I think big glasses — and it's all relative, big glasses depending on your face — but big glasses are instantaneously going to make you look younger, refreshed, glamorous. Aviators make everyone look dangerous and sexy.
And white jeans, I'm not just saying it, white jeans are an automatic glamour piece. They can be dressed up, they can be dressed down. Women have been taught this weird rule that you have to wear black on bottom and all the light on top; I think when you wear black on top sometimes or navy on top and go white on bottom it's very slimming, very glamorous. And I like white in winter because it proves you don’t have to deal with the elements.
Vintage shops are not the best place to buy Michael Kors.
We never find any Michael Kors in vintage stores. I'm like, Where is it? A woman in L.A. says to me it's in people's closets, she said vintage stores are full of mistakes. And now vintage in Hollywood is ridiculous — the dress is last season and it's like, oh, she's wearing vintage. No, that's last season's dress.
Keeping up with the fashion cycle is more than a full-time job.

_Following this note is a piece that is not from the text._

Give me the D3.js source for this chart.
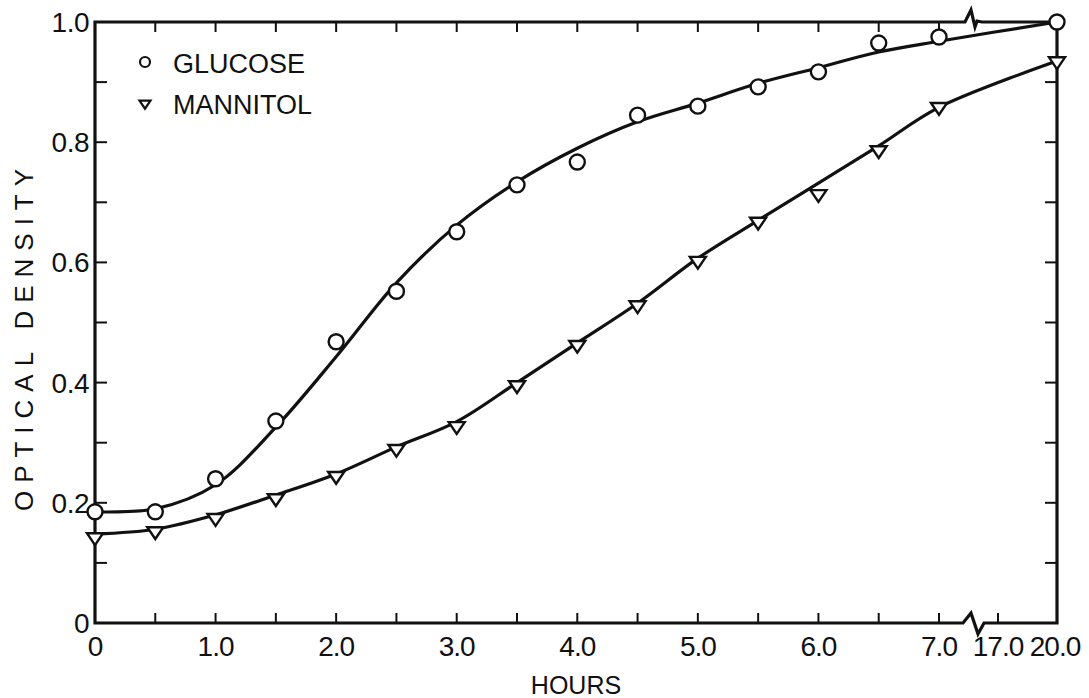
<!DOCTYPE html>
<html><head><meta charset="utf-8">
<script src="https://cdn.jsdelivr.net/npm/d3@7"></script>
<style>body{margin:0;background:#fff}svg{display:block}</style>
</head><body>
<svg id="c" width="1089" height="698"></svg>
<script>
// ---- data ----
const hours     = [0,0.5,1.0,1.5,2.0,2.5,3.0,3.5,4.0,4.5,5.0,5.5,6.0,6.5,7.0,20.0];
const glucose   = [0.185,0.185,0.24,0.336,0.468,0.552,0.651,0.729,0.767,0.845,0.860,0.892,0.917,0.965,0.975,1.0];
const mannitol  = [0.141,0.151,0.173,0.206,0.243,0.288,0.326,0.394,0.461,0.527,0.601,0.666,0.712,0.785,0.857,0.933];
// smooth fitted curves drawn through the points
const glucoseFit  = [0.185,0.19,0.23,0.326,0.443,0.566,0.662,0.734,0.79,0.834,0.865,0.898,0.924,0.95,0.968,1.0];
const mannitolFit = [0.148,0.156,0.18,0.213,0.248,0.293,0.335,0.4,0.466,0.532,0.607,0.67,0.732,0.794,0.858,0.935];
const xTickValues = [0.5,1.0,1.5,2.0,2.5,3.0,3.5,4.0,4.5,5.0,5.5,6.0,6.5,7.0,17.0];
const xLabelValues = [0,1,2,3,4,5,6,7,17,20];
const xLabels = ["0","1.0","2.0","3.0","4.0","5.0","6.0","7.0","17.0","20.0"];
const yTickValues = [0.1,0.2,0.3,0.4,0.5,0.6,0.7,0.8,0.9];
const yLabelValues = [0,0.2,0.4,0.6,0.8,1.0];
const yLabels = ["0","0.2","0.4","0.6","0.8","1.0"];
const seriesNames = ["GLUCOSE","MANNITOL"];

// ---- layout ----
const L=95, R=1057, T=22, B=623, breakX=973;
const ink="#111";
const font="'Liberation Sans', Arial, sans-serif";
const svg=d3.select("#c");
svg.append("rect").attr("width",1089).attr("height",698).attr("fill","#fff");

const x=d3.scaleLinear().domain([0,7,17,20]).range([L,939,998,R]);
const y=d3.scaleLinear().domain([0,1]).range([B,T]);

// curves
const line=d3.line().x(d=>x(d[0])).y(d=>y(d[1])).curve(d3.curveCatmullRom.alpha(0.5));
[glucoseFit,mannitolFit].forEach(arr=>{
  svg.append("path").attr("d",line(hours.map((h,i)=>[h,arr[i]])))
    .attr("fill","none").attr("stroke",ink).attr("stroke-width",3.2);
});

// frame with breaks
const g=svg.append("g").attr("stroke",ink).attr("fill","none").attr("stroke-width",3.2).attr("stroke-linejoin","miter");
g.append("path").attr("d",`M${L},${T} L${L},${B} L${breakX-10},${B} L${breakX-2},${B-10} L${breakX+5},${B+11} L${breakX+11},${B} L${R},${B} L${R},${T} L${breakX+9},${T} L${breakX+4},${T-1} L${breakX+2},${T+5} L${breakX-2},${T-12} L${breakX-8},${T} Z`);

// ticks
const tg=svg.append("g").attr("stroke",ink).attr("stroke-width",2);
xTickValues.forEach(v=>{
  tg.append("line").attr("x1",x(v)).attr("x2",x(v)).attr("y1",B).attr("y2",B-10);
  if(v<=7) tg.append("line").attr("x1",x(v)).attr("x2",x(v)).attr("y1",T).attr("y2",T+10);
});
yTickValues.forEach(v=>{
  tg.append("line").attr("x1",L).attr("x2",L+12).attr("y1",y(v)).attr("y2",y(v));
  tg.append("line").attr("x1",R).attr("x2",R-12).attr("y1",y(v)).attr("y2",y(v));
});

// tick labels
const lab=svg.append("g").attr("fill",ink).attr("font-family",font).attr("font-size",28);
xLabelValues.forEach((v,i)=>{
  lab.append("text").attr("x",x(v)+(v===20?-2:0)).attr("y",656).attr("text-anchor","middle")
    .attr("letter-spacing",-1).text(xLabels[i]);
});
yLabelValues.forEach((v,i)=>{
  lab.append("text").attr("x",89).attr("y",y(v)+10).attr("text-anchor","end")
    .attr("letter-spacing",-0.5).text(yLabels[i]);
});

// axis titles
svg.append("text").attr("x",576).attr("y",694).attr("text-anchor","middle")
  .attr("font-family",font).attr("font-size",25).attr("fill",ink).text("HOURS");
svg.append("text").attr("transform","translate(33,336) rotate(-90)").attr("text-anchor","middle")
  .attr("font-family",font).attr("font-size",26).attr("letter-spacing",8).attr("fill",ink).text("OPTICAL DENSITY");

// markers
const tri=s=>`M${-s},${-s*0.62} L${s},${-s*0.62} L0,${s*0.85} Z`;
svg.append("g").selectAll("circle").data(hours.map((h,i)=>[h,glucose[i]])).join("circle")
  .attr("cx",d=>x(d[0])).attr("cy",d=>y(d[1])).attr("r",7.5)
  .attr("fill","#fff").attr("stroke",ink).attr("stroke-width",2.4);
svg.append("g").selectAll("path").data(hours.map((h,i)=>[h,mannitol[i]])).join("path")
  .attr("transform",d=>`translate(${x(d[0])},${y(d[1])})`).attr("d",tri(8))
  .attr("fill","#fff").attr("stroke",ink).attr("stroke-width",2.4).attr("stroke-linejoin","miter");

// legend
const lg=svg.append("g");
lg.append("circle").attr("cx",145).attr("cy",62).attr("r",5).attr("fill","#fff").attr("stroke",ink).attr("stroke-width",2.2);
lg.append("path").attr("transform","translate(145,104)").attr("d",tri(5.5)).attr("fill","#fff").attr("stroke",ink).attr("stroke-width",2.2);
lg.append("text").attr("x",173).attr("y",73).attr("font-family",font).attr("font-size",27).attr("fill",ink).text(seriesNames[0]);
lg.append("text").attr("x",173).attr("y",114).attr("font-family",font).attr("font-size",27).attr("fill",ink).text(seriesNames[1]);
</script>
</body></html>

The cycle is crazy. Before we did CĂ©line, I'd be like, "God I'm so busy." And I've realized I wasn’t busy at all! Starting to go to Paris, and having to do the two shows each season, it's like an athlete going into training. As designer, you have to have endurance. It's also no longer American designers design for America, and French designers design for the French market. I do four collections on Michael Kors collection, on Michael Michael Kors we ship something new every month, we have three shoe collections, two handbag collections, men's which is monthly, watches four times a year, and I'm doing all of it and I'm on top of it.